At the Boao Forum for Asia, the founder of the world's largest e-commerce company called for the establishment of “a new platform on which we are not debating, not having disputes, we are sharing trade.”

“On this platform we are promoting technologies as well as inclusive financing, so all [small businesses] and young people can enjoy the benefits of trade, so we are connecting the world with trade.”
Ma's ultimate goal is the creation of a virtual, borderless economy not constrained by politics. He calls the vehicle for achieving this, the World e-Trade Platform, or eWTP. As envisioned, the eWTP would be set up primarily to formulate international rules to eliminate barriers to e-commerce and help small businesses and consumers everywhere participate in cross-border trade. The online platform would be open to a wide range of stakeholders including SMEs and would not be dominated by governments and multinational corporations.

At the Boao forum - a business, government and academic leadership conference held annually on China's Hainan Island - Ma said the WTO, which promotes free trade through lower tariffs and other trade barriers, “did a great job” in the last century in fostering a more global economy. China in particular after it joined the WTO in 2001, experienced tremendous economic growth, he noted.

But globalization's benefits have accrued unevenly and the WTO's current rulemaking round, called the Doha Development Round, has been stalled for the last 15 years, largely over differences between developed and developing nations, Ma pointed out.

The eWTP's purpose is to help “the 80 per cent of companies and developing countries that cannot participate in world trade,” he said, adding, “It is not the purpose of the eWTP to destroy the WTO, but to try to destroy trade protectionism.”

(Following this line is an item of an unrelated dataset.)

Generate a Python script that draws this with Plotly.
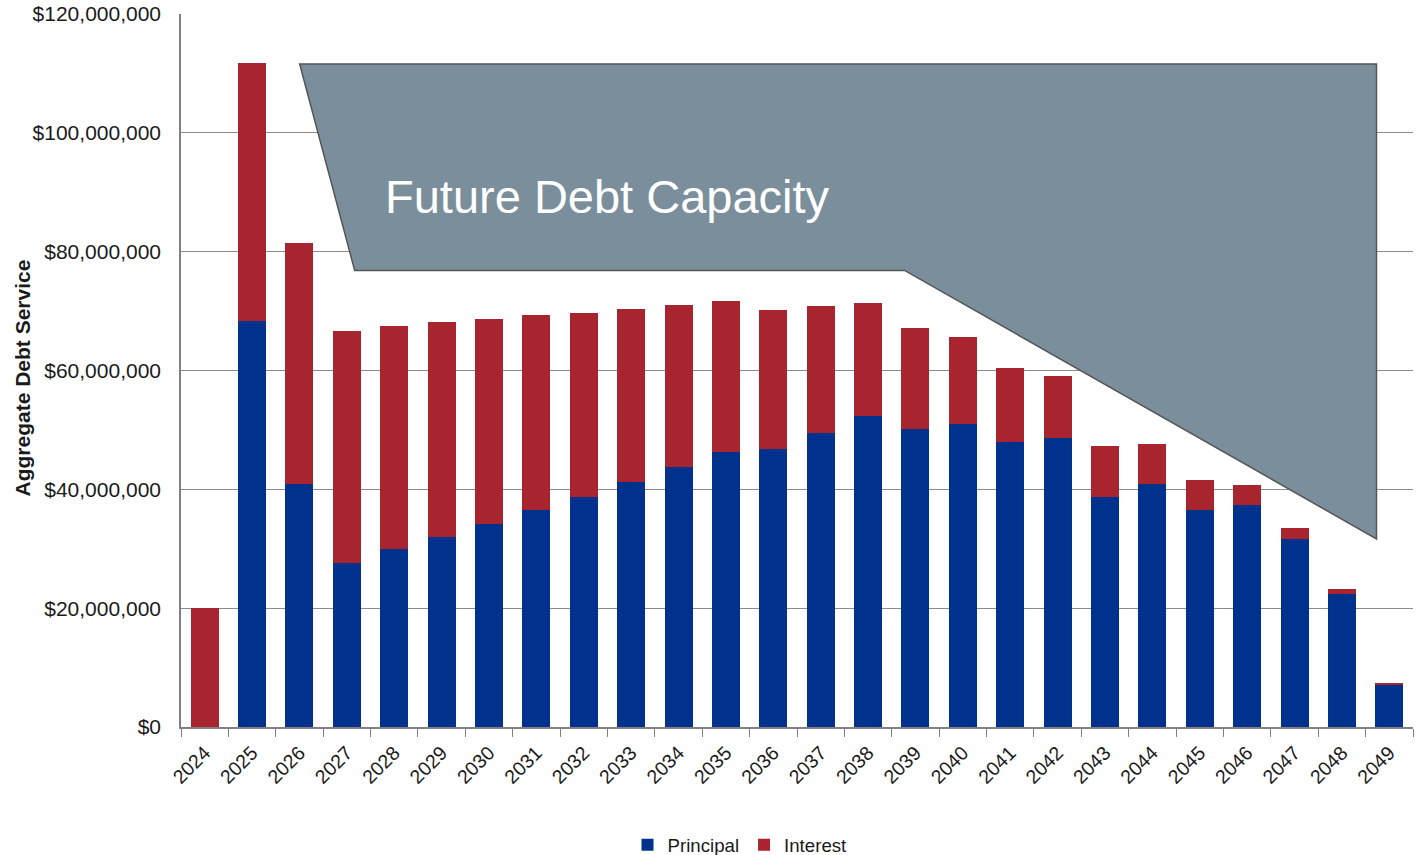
import plotly.graph_objects as go

years = [str(y) for y in range(2024, 2050)]
principal = [0, 68_300_000, 40_900_000, 27_600_000, 30_000_000, 32_000_000, 34_100_000,
             36_500_000, 38_700_000, 41_200_000, 43_700_000, 46_300_000, 46_800_000,
             49_500_000, 52_400_000, 50_100_000, 51_000_000, 47_900_000, 48_700_000,
             38_700_000, 40_900_000, 36_500_000, 37_300_000, 31_600_000, 22_400_000,
             7_070_000]
interest = [20_000_000, 43_500_000, 40_600_000, 39_000_000, 37_500_000, 36_100_000,
            34_500_000, 32_800_000, 31_000_000, 29_200_000, 27_300_000, 25_400_000,
            23_300_000, 21_300_000, 19_000_000, 17_000_000, 14_700_000, 12_500_000,
            10_400_000, 8_600_000, 6_700_000, 5_100_000, 3_500_000, 1_900_000,
            800_000, 230_000]
y_ticks = [0, 20_000_000, 40_000_000, 60_000_000, 80_000_000, 100_000_000, 120_000_000]
y_tick_text = [f"${v:,}" for v in y_ticks]

BLUE = "#00318d"
RED = "#a8252f"
FONT = "Liberation Sans, Arial, sans-serif"

fig = go.Figure()
fig.add_trace(go.Bar(x=years, y=principal, name="Principal",
                     marker=dict(color=BLUE, line=dict(width=0))))
fig.add_trace(go.Bar(x=years, y=interest, name="Interest",
                     marker=dict(color=RED, line=dict(width=0))))

# Future debt capacity polygon (category index on x, dollars on y)
fig.add_shape(type="path", xref="x", yref="y", layer="above",
              path="M 2.004,111600000 L 24.73,111600000 L 24.73,31650000 "
                   "L 14.77,76850000 L 3.165,76850000 Z",
              fillcolor="#7a8f9b", line=dict(color="#555555", width=1.5))

fig.add_annotation(text="Future Debt Capacity", xref="paper", yref="paper",
                   x=(383 - 181) / 1232, y=(727 - 197) / 713, xanchor="left",
                   yanchor="middle", showarrow=False,
                   font=dict(family=FONT, size=47, color="white"))

fig.add_annotation(text="<b>Aggregate Debt Service</b>", xref="paper", yref="paper",
                   x=(21.5 - 181) / 1232, y=(727 - 378) / 713, xanchor="center",
                   yanchor="middle", textangle=-90, showarrow=False,
                   font=dict(family=FONT, size=21, color="#1a1a1a"))

fig.update_layout(
    width=1418, height=855,
    margin=dict(l=181, r=5, t=14, b=128, autoexpand=False),
    barmode="stack", bargap=0.41,
    plot_bgcolor="white", paper_bgcolor="white",
    font=dict(family=FONT, size=18.67, color="#1a1a1a"),
    legend=dict(orientation="h", x=(740 - 181) / 1232, xanchor="center",
                y=(727 - 845) / 713, yanchor="middle",
                font=dict(size=18.67, color="#1a1a1a"), itemwidth=30,
                traceorder="normal"),
    xaxis=dict(type="category", range=[-0.5, 25.5], tickangle=-45,
               tickson="boundaries", ticks="outside", ticklen=8, tickcolor="#808080",
               ticklabelstandoff=5,
               showline=True, linecolor="#808080", linewidth=1.5, showgrid=False,
               tickfont=dict(size=19.5, color="#1a1a1a")),
    yaxis=dict(range=[0, 120_000_000], tickvals=y_ticks, ticktext=y_tick_text,
               showgrid=True, gridcolor="#8c8c8c", gridwidth=1,
               showline=True, linecolor="#808080", linewidth=1.5, zeroline=False,
               ticks="outside", ticklen=14, tickcolor="rgba(0,0,0,0)",
               tickfont=dict(size=21, color="#1a1a1a")),
)

fig.write_html("out.html", config={"displayModeBar": False},
               post_script="document.body.style.margin='0';")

Ma stressed that he saw the proposed body as “complementary to the WTO … [so that] more nations that are poor like China was 15 years ago, let them enjoy the trade.”

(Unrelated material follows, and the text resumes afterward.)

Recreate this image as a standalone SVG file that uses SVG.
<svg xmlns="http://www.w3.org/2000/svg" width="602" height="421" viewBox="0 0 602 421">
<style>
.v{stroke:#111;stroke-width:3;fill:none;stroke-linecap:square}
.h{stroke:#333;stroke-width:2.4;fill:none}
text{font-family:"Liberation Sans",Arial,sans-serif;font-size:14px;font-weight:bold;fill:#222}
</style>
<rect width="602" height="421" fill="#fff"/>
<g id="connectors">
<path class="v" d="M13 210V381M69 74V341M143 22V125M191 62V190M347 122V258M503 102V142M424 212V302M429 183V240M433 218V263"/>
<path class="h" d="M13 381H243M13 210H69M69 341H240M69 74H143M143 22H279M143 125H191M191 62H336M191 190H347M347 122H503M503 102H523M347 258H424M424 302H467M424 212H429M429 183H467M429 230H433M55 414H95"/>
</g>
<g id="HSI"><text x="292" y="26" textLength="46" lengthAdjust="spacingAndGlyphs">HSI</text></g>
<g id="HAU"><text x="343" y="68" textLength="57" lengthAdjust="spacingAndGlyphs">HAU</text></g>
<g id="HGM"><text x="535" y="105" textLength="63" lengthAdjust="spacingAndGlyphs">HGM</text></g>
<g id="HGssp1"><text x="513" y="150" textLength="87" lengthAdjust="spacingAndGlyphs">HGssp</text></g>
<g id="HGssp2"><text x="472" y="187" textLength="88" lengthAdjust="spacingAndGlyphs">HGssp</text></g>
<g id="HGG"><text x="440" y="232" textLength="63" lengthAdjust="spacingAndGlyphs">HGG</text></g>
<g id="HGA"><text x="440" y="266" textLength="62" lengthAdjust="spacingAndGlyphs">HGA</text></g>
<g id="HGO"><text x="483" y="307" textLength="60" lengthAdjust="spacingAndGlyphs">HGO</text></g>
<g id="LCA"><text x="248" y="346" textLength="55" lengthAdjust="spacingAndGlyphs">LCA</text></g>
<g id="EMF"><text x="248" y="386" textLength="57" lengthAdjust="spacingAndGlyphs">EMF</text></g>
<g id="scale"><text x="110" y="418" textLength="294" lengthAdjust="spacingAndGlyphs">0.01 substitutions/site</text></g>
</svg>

“Let's make trade simpler, let's take out some of the rules and laws that are not working, to move trade faster,” Ma said. “Let businesses drive it with governments and NGOs and other organizations participating.”

During a Boao panel discussion focusing on Ma's eWTO proposal, Indonesia Trade Minister Thomas Lembong and Luis Alberto Moreno, president of the Inter-American Development Bank, expressed support for the initiative.